Only the first three minutes were used from Big Buck Bunny (BBB) (The 1920×1080 H.264 version) for the benchmarks shown below. The -endpos 3:00 was used to limit the benchmark to the first three minutes.
There are large sections of BBB where not a great deal of the screen is changing. This can be seen in the CPU only decoding graph where mplayer is requiring less than 30% of the CPU during playback. There are a few large spike zones however, where mplayer jumps up towards 75% of CPU. In contrast, the VDPAU decoding has the X process hovering around 40% CPU usage, only this time ranging between 50% and 30% of CPU for X. Using VDPAU has removed the big CPU requirement spikes that are present in the CPU only decoding.
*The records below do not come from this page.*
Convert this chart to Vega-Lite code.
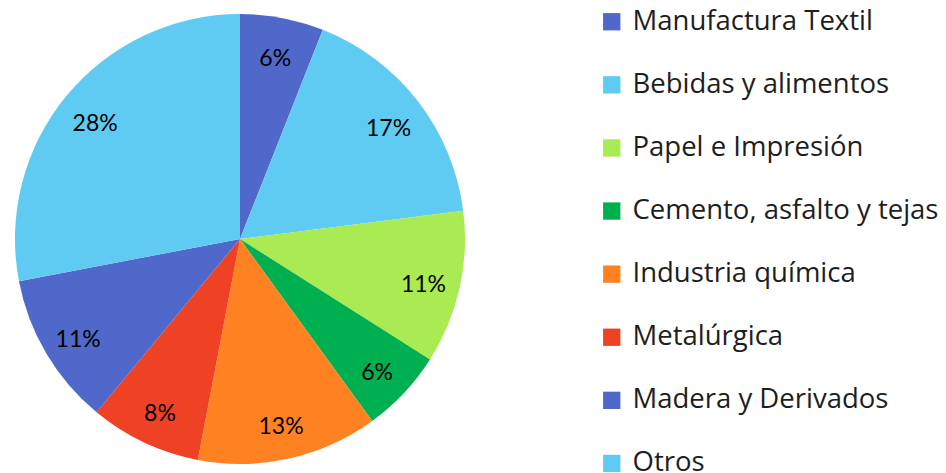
{
  "$schema": "https://vega.github.io/schema/vega-lite/v6.json",
  "width": 450,
  "height": 450,
  "padding": {"left": 15, "top": 14, "right": 481, "bottom": 9},
  "autosize": {"type": "none"},
  "background": "white",
  "config": {"view": {"stroke": null}},
  "data": {
    "values": [
      {"idx": 1, "sector": "Manufactura Textil", "pct": 6},
      {"idx": 2, "sector": "Bebidas y alimentos", "pct": 17},
      {"idx": 3, "sector": "Papel e Impresión", "pct": 11},
      {"idx": 4, "sector": "Cemento, asfalto y tejas", "pct": 6},
      {"idx": 5, "sector": "Industria química", "pct": 13},
      {"idx": 6, "sector": "Metalúrgica", "pct": 8},
      {"idx": 7, "sector": "Madera y Derivados", "pct": 11},
      {"idx": 8, "sector": "Otros", "pct": 28}
    ]
  },
  "transform": [{"calculate": "datum.pct + '%'", "as": "lab"}],
  "encoding": {
    "theta": {"field": "pct", "type": "quantitative", "stack": true},
    "order": {"field": "idx", "type": "quantitative"}
  },
  "layer": [
    {
      "mark": {"type": "arc", "outerRadius": 225},
      "encoding": {
        "color": {
          "field": "sector",
          "type": "nominal",
          "scale": {
            "domain": ["Manufactura Textil", "Bebidas y alimentos", "Papel e Impresión", "Cemento, asfalto y tejas", "Industria química", "Metalúrgica", "Madera y Derivados", "Otros"],
            "range": ["#5068C9", "#5FCBF2", "#AAEA53", "#00AF50", "#FF8222", "#EF4124", "#5068C9", "#5FCBF2"]
          },
          "legend": {
            "title": null,
            "orient": "none",
            "legendX": 583,
            "legendY": -6,
            "symbolType": "square",
            "symbolSize": 300,
            "symbolStrokeWidth": 0,
            "labelFont": "Open Sans",
            "labelFontSize": 27.5,
            "labelColor": "#1e1e1e",
            "labelOffset": 7,
            "labelLimit": 400,
            "rowPadding": 34.1
          }
        }
      }
    },
    {
      "mark": {"type": "text", "radius": 188, "dy": 5, "font": "Lato", "fontSize": 23, "color": "#000000"},
      "encoding": {
        "text": {"field": "lab", "type": "nominal"},
        "detail": {"field": "sector"}
      }
    }
  ]
}
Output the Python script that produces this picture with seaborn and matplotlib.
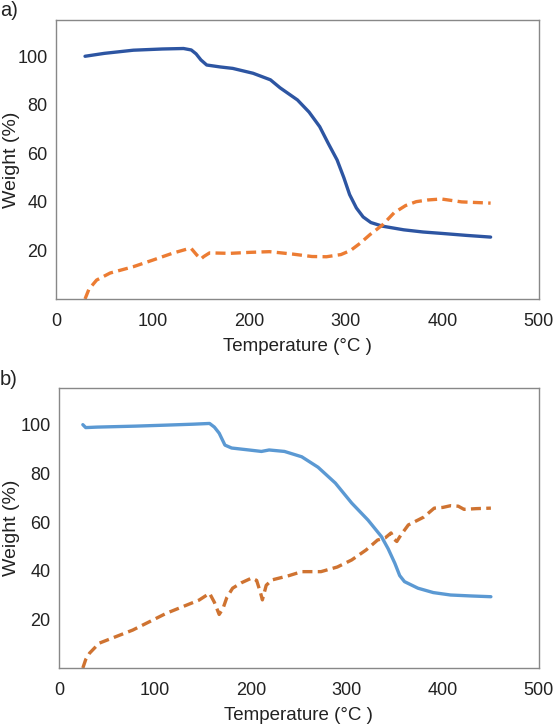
import numpy as np
import pandas as pd
import seaborn as sns
from matplotlib import pyplot as plt

# panel a) weight curves
temp_a = [30, 50, 80, 110, 132, 140, 145, 150, 156, 170, 183, 204, 222, 232, 250, 262,
          273, 282, 291, 298, 304, 311, 318, 326, 338, 360, 380, 400, 425, 450]
wt_a = [100.0, 101.2, 102.5, 103.0, 103.2, 102.6, 101.0, 98.5, 96.4, 95.6, 95.0, 93.0,
        90.3, 87.0, 82.0, 77.0, 71.0, 64.0, 57.3, 50.0, 43.0, 37.5, 33.8, 31.5,
        30.0, 28.5, 27.6, 27.0, 26.2, 25.5]
temp_a2 = [30, 34, 42, 56, 80, 100, 121, 135, 140, 146, 150, 153, 159, 180, 200, 221,
           245, 265, 280, 295, 305, 315, 325, 338, 350, 362, 373, 385, 399, 420, 450]
res_a = [0.0, 4.0, 7.8, 10.7, 13.3, 16.0, 18.9, 20.5, 20.8, 18.0, 16.5, 17.5, 19.0,
         18.8, 19.2, 19.5, 18.5, 17.5, 17.4, 18.3, 20.0, 23.0, 26.5, 30.5, 35.5, 38.5,
         40.1, 40.8, 41.2, 40.0, 39.5]

# panel b)
temp_b = [25, 28, 40, 80, 111, 140, 157, 162, 167, 173, 180, 198, 211, 219, 235, 253,
          270, 288, 305, 322, 336, 343, 350, 355, 360, 374, 390, 408, 430, 450]
wt_b = [100.0, 98.8, 99.0, 99.4, 99.8, 100.2, 100.5, 99.0, 96.5, 91.6, 90.4, 89.6,
        89.0, 89.6, 89.0, 86.8, 82.5, 76.0, 67.8, 60.8, 54.0, 49.0, 43.0, 38.0, 35.5,
        32.8, 31.0, 30.0, 29.6, 29.3]
temp_b2 = [25, 28, 32, 42, 77, 112, 146, 157, 162, 167, 171, 175, 181, 190, 201, 206,
           210, 212, 216, 222, 240, 253, 273, 290, 305, 320, 332, 340, 346, 349, 352,
           356, 364, 380, 391, 400, 408, 416, 422, 435, 450]
res_b = [0.0, 3.5, 6.1, 10.2, 15.6, 22.5, 27.9, 30.7, 27.0, 22.0, 24.5, 29.0, 32.8,
         35.0, 37.0, 36.0, 31.0, 28.0, 34.0, 36.2, 38.0, 39.6, 39.6, 41.5, 44.4, 48.5,
         52.6, 53.5, 55.5, 53.0, 52.0, 54.5, 58.8, 62.0, 65.7, 66.0, 66.7, 66.5, 65.2,
         65.5, 65.7]

panels = [
    ("a)", temp_a, wt_a, temp_a2, res_a, "#2D55A2", "#EC7C33"),
    ("b)", temp_b, wt_b, temp_b2, res_b, "#5B99D3", "#CF7331"),
]

sns.set_style("white")
plt.rcParams['font.family'] = ['Liberation Sans', 'DejaVu Sans']

fig = plt.figure(figsize=(5.55, 7.25), dpi=100)
boxes = [[0.101, 0.5876, 0.870, 0.385], [0.106, 0.0786, 0.865, 0.386]]

for (tag, t1, w1, t2, w2, c1, c2), box in zip(panels, boxes):
    ax = fig.add_axes(box)
    d1 = pd.DataFrame({"T": t1, "W": w1})
    d2 = pd.DataFrame({"T": t2, "W": w2})
    sns.lineplot(data=d1, x="T", y="W", ax=ax, color=c1, lw=2.4)
    sns.lineplot(data=d2, x="T", y="W", ax=ax, color=c2, lw=2.4,
                 dashes=False, linestyle=(0, (3.0, 1.6)))
    ax.set_xlim(0, 500)
    ax.set_ylim(0, 115)
    ax.set_xticks([0, 100, 200, 300, 400, 500])
    ax.set_yticks([20, 40, 60, 80, 100])
    ax.tick_params(direction="in", length=3, width=0.8, color="#888888",
                   labelsize=13, labelcolor="#222222")
    ax.tick_params(axis="x", pad=10)
    ax.tick_params(axis="y", pad=6)
    for s in ax.spines.values():
        s.set_color("#888888")
        s.set_linewidth(1.0)
    ax.set_xlabel("Temperature (°C )", fontsize=13.5, color="#222222", labelpad=6)
    ax.set_ylabel("Weight (%)", fontsize=14, color="#222222")
    # right edge of the rotated label sits about 20 px from the figure edge
    w_px = box[2] * 555
    left_px = box[0] * 555
    ax.yaxis.set_label_coords((20 - left_px) / w_px, 0.5)
    ax.text(-left_px / w_px, 1.032, tag, transform=ax.transAxes, fontsize=14.5,
            color="#222222", ha="left", va="center")

fig.savefig("out.png", dpi=100)
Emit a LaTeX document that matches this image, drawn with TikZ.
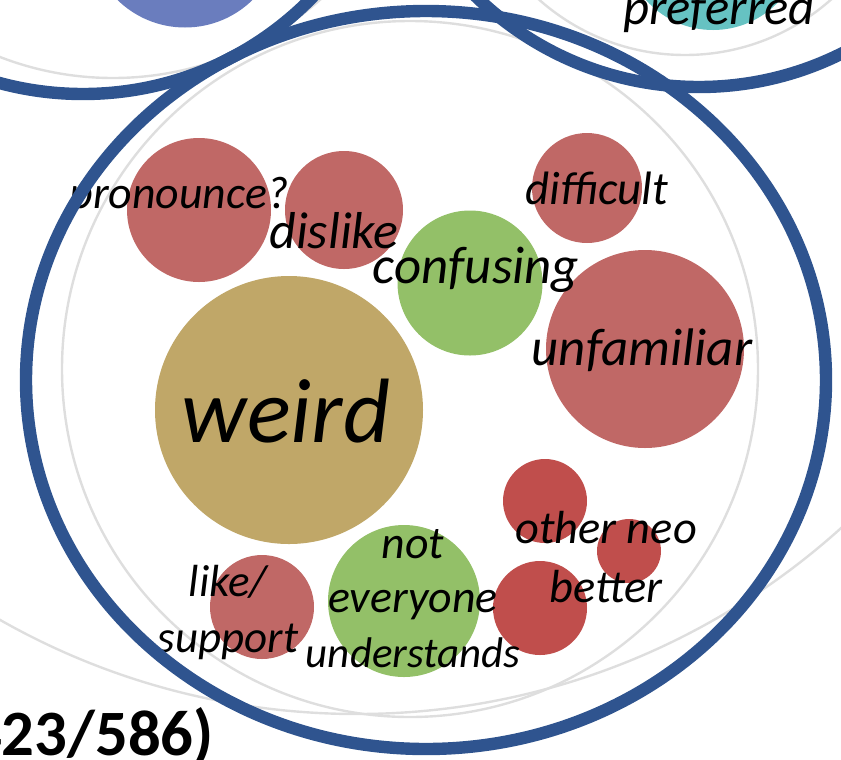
\documentclass[tikz,border=0pt]{standalone}
\usepackage{fontspec}
\setmainfont{Carlito}
\usetikzlibrary{positioning}

\definecolor{RingBlue}{RGB}{47,84,143}
\definecolor{FaintGray}{RGB}{222,222,222}
\definecolor{SoftRed}{RGB}{192,104,102}
\definecolor{DeepRed}{RGB}{192,78,76}
\definecolor{LeafGreen}{RGB}{147,192,104}
\definecolor{SandTan}{RGB}{192,167,104}
\definecolor{SkyViolet}{RGB}{106,125,190}
\definecolor{SeaTeal}{RGB}{102,194,194}

\newcommand{\unitpx}{0.025cm}

\begin{document}
\begin{tikzpicture}[x=0.025cm, y=-0.025cm]

% Definitions
\tikzstyle{Bubble} = [circle, inner sep=0pt, draw=none]
\tikzstyle{Word} = [inner sep=0pt, align=center, anchor=base]
\tikzstyle{Ring} = [draw=RingBlue, line width=0.31cm]
\tikzstyle{Faint} = [draw=FaintGray, line width=0.06cm]

\clip (0,0) rectangle (841,759);

% faint circles behind
\draw [Faint] (410,369) circle [radius=348];
\draw [Faint] (357,-9) circle [radius=723];
\draw [Faint] (113,-235) circle [radius=313];
\draw [Faint] (685,-165) circle [radius=220];

% bubbles
\node (topblue) [Bubble, fill=SkyViolet, minimum size=193*\unitpx] at (185,-69) {};
\node (prefer) [Bubble, fill=SeaTeal, minimum size=180*\unitpx] at (713,-60) {};
\node (pronounce) [Bubble, fill=SoftRed, minimum size=144*\unitpx] at (199,210) {};
\node (dislike) [Bubble, fill=SoftRed, minimum size=118*\unitpx] at (344,210) {};
\node (difficult) [Bubble, fill=SoftRed, minimum size=110*\unitpx] at (587,188) {};
\node (confusing) [Bubble, fill=LeafGreen, minimum size=145*\unitpx] at (470,283) {};
\node (unfamiliar) [Bubble, fill=SoftRed, minimum size=198*\unitpx] at (645,349) {};
\node (weird) [Bubble, fill=SandTan, minimum size=268*\unitpx] at (289,410) {};
\node (like) [Bubble, fill=SoftRed, minimum size=104*\unitpx] at (262,607) {};
\node (noteveryone) [Bubble, fill=LeafGreen, minimum size=152*\unitpx] at (404,601) {};
\node (neoA) [Bubble, fill=DeepRed, minimum size=84*\unitpx] at (545,501) {};
\node (neoB) [Bubble, fill=DeepRed, minimum size=64*\unitpx] at (629,551) {};
\node (neoC) [Bubble, fill=DeepRed, minimum size=94*\unitpx] at (540,608) {};

% words
\node (preferW) [Word, font=\itshape\fontsize{36}{43}\selectfont] at (719,24) {preferred};
\node (pronounceW) [Word, font=\itshape\fontsize{32.6}{39}\selectfont] at (179,208) {pronounce?};
\node (dislikeW) [Word, font=\itshape\fontsize{36.9}{44}\selectfont] at (334,248) {dislike};
\node (difficultW) [Word, font=\itshape\fontsize{33.3}{40}\selectfont] at (597,204) {difficult};
\node (confusingW) [Word, font=\itshape\fontsize{37.6}{45}\selectfont] at (476,283) {confusing};
\node (unfamiliarW) [Word, font=\itshape\fontsize{37.6}{45}\selectfont] at (642,365) {unfamiliar};
\node (weirdW) [Word, font=\itshape\fontsize{65}{78}\selectfont] at (286,442) {weird};
\node (noteveryoneW) [Word, font=\itshape\fontsize{32.6}{38.6}\selectfont] at (413,667) {not\\everyone\\{\fontsize{30.5}{38.6}\selectfont understands}};
\node (likeW) [Word, font=\itshape\fontsize{32}{39.7}\selectfont] at (228,652) {like/\\support};
\node (neoW) [Word, font=\itshape\fontsize{33}{41.8}\selectfont] at (606,602) {other neo\\better};
\node (countW) [inner sep=0pt, anchor=base east, font=\bfseries\fontsize{46}{56}\selectfont] at (214,755) {423/586)};

% blue rings on top
\draw [Ring] (426,380) ellipse [x radius=400, y radius=369];
\draw [Ring] (83,-226) circle [radius=320];
\draw [Ring] (699,-233) circle [radius=320];

\end{tikzpicture}
\end{document}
The benchmarks presented have always been in terms of CPU reduction during real-time video playback. As a ballpark figure, using VDPAU with an NVidia 250 GTS card on an Intel Q6600 equipped machine resulted in about a 40% reduction in CPU required for real time playback. In terms of the first article on ffmpeg-mt, this 40% average deduction translates into VDPAU decoding running at 165% the speed of CPU only decoding. This same roughly 160% is in the speedup bracket that using ffmpeg-mt would give you on a two core machine. Unfortunately ffmpeg-mt and VDPAU can’t be combined to achieve better performance. Using VDPAU with mplayer uses a specific h264 codec to decode the video.
Note that VDPAU is support is still being updated in the NVidia drivers, with two fairly major mentions of it in driver releases so far in 2009. Perhaps the amount of processing that happens in the X server might decline with future driver or MPlayer releases.